Amor de Días – Street of the Love of Days (Merge)
Light chamber pop from the voices of The Clientele (m, in English) and Pipas (f, bilingual Spanish), these are pleasantly innocuous and decidedly not for those who need to stay away behind the wheel. If the music and vocal tones weren’t dreamy enough, they also sing somnambulant lyrics on #7, the passing of nights & days on #11, etc. Grandparents would approve of these as lullabies, but they’re not overly simplistic or precious, just nice.
Here We Go Magic – The January EP (Secretly Canadian)
An exceptionally varied palette for an EP, each of these is well-crafted and evocative of different feelings. 1 is built on a guitarry melody and falsetto whoops about picturing oneself in leather, after which psychedelia ensues. 2 is a soft, pretty ballad which builds to a looping, shimmering finale without ever getting loud. 3 is a bright pop song with flighty vocals, backed by women’s voices. 4 is the slightest ditty, an acoustic guitar over ethereal chanting of the title. 5 picks up the pace with jangly guitars and the most straightforward vocals of the bunch. 6 closes with a hard electronic beat but oddly serene vocals, becomes clearer midway what they’re going for. Again, each sounds quite different, none unpleasant.

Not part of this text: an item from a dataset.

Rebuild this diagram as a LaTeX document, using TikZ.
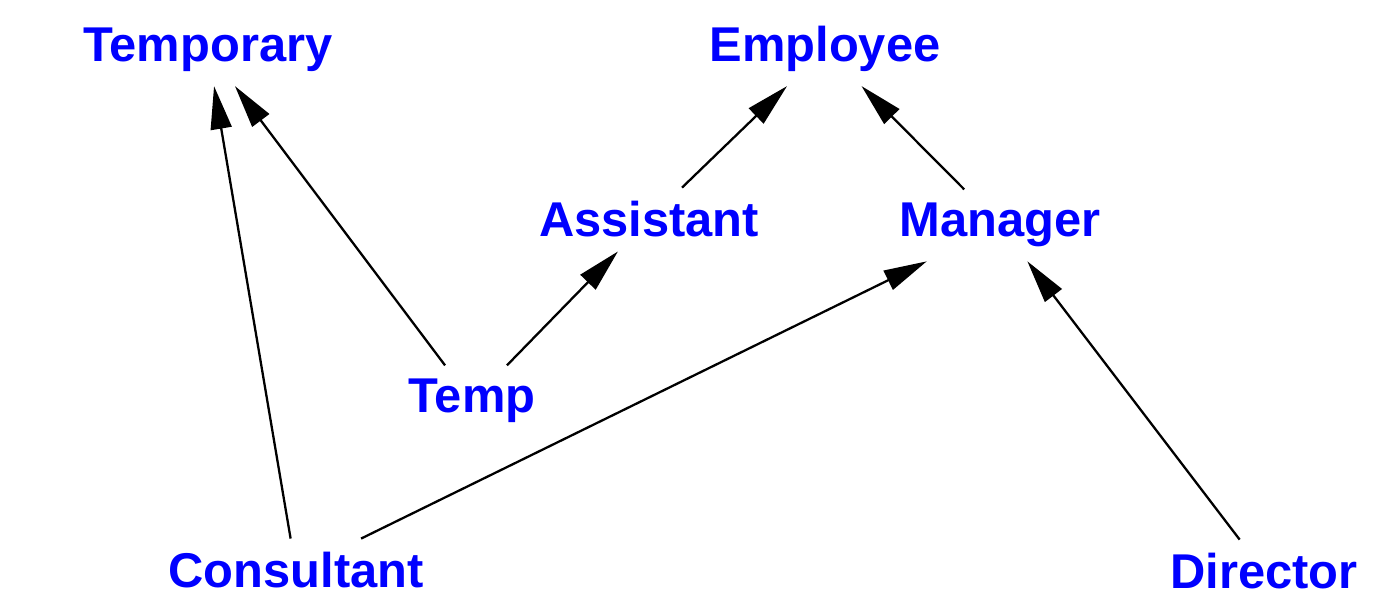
\documentclass[tikz,border=0pt]{standalone}
\usepackage{fontspec}
\setmainfont{Liberation Sans}
\usetikzlibrary{arrows.meta}
\begin{document}
\begin{tikzpicture}[>={Triangle[length=0.86cm,width=0.42cm]},
    cls/.style={anchor=base,inner sep=0pt,outer sep=0.28cm,text=blue,
      font=\fontsize{27.8}{30}\selectfont\bfseries},
    every path/.style={line width=1.3pt}]
      \useasboundingbox (0,0) rectangle (27.5,12.28);
      \node[cls] (temporary) at (4.16,11.04) {Temporary};
      \node[cls] (employee) at (16.5,11.04) {Employee};
      \node[cls] (assistant) at (12.98,7.54) {Assistant};
      \node[cls] (manager) at (20,7.54) {Manager};
      \node[cls] (temp) at (9.44,4.02) {Temp};
      \node[cls] (consultant) at (5.92,0.52) {Consultant};
      \node[cls] (director) at (25.28,0.5) {Director};
      \draw [->] (consultant) -- (temporary);
      \draw [->] (temp) -- (temporary);
      \draw [->] (temp) -- (assistant);
      \draw [->] (assistant) -- (employee);
      \draw [->] (manager) -- (employee);
      \draw [->] (consultant) -- (manager);
      \draw [->] (director) -- (manager);
    \end{tikzpicture}
\end{document}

Dodos – No Color (French Kiss)
These guys need little introduction; their high-energy dance rock speaks for itself and screams “college radio”. These are very tight, bright, full of crashing hooks, and somehow manage to be both driving and pretty. It all rushes past the first time, but everything is very intricately structured, right down to the “experimental” drumming and harmonies. It’s hard to keep all the elements in harmony while cranking the volume or to sound this fresh without a single miscue, but they really pull it off, firing on all cylinders and hitting the choruses at just the right times. Pick any song…it will rock you at any speed and as never before.
Arrington de Dionysio’s Malaikat Dan Singa (Suara Naga)
Lurking beneath this menacingly incomprehensible Indonesian growl is something proto-punk, deliberately uglified and atavistic, which resonates in our rhythmic instincts. Primitive instrumentation matches the cadence and tone of the vocalists, who actually vary quite a lot from song to song but never deign to croon—think more of straddling the lines between shouting, howling, and throat-singing. Contains improvisation and inevitably gets repetitive, yet one can’t call any of it predictable. Anyone fond of aggressive world music and world rock should definitely check this out; you won’t hear anything else like it for a good while (and I’m at a loss for what should precede or follow one of these on air). #3 is mellower, breathy and more recognizable as singing. #4 rides a familiar guitar melody. #5 is an almost-traditional but angular instrumental. #7 has a C.Beefheart & Magic Band feel, very loose. #10 is almost a rock song, then becomes traditional percussion.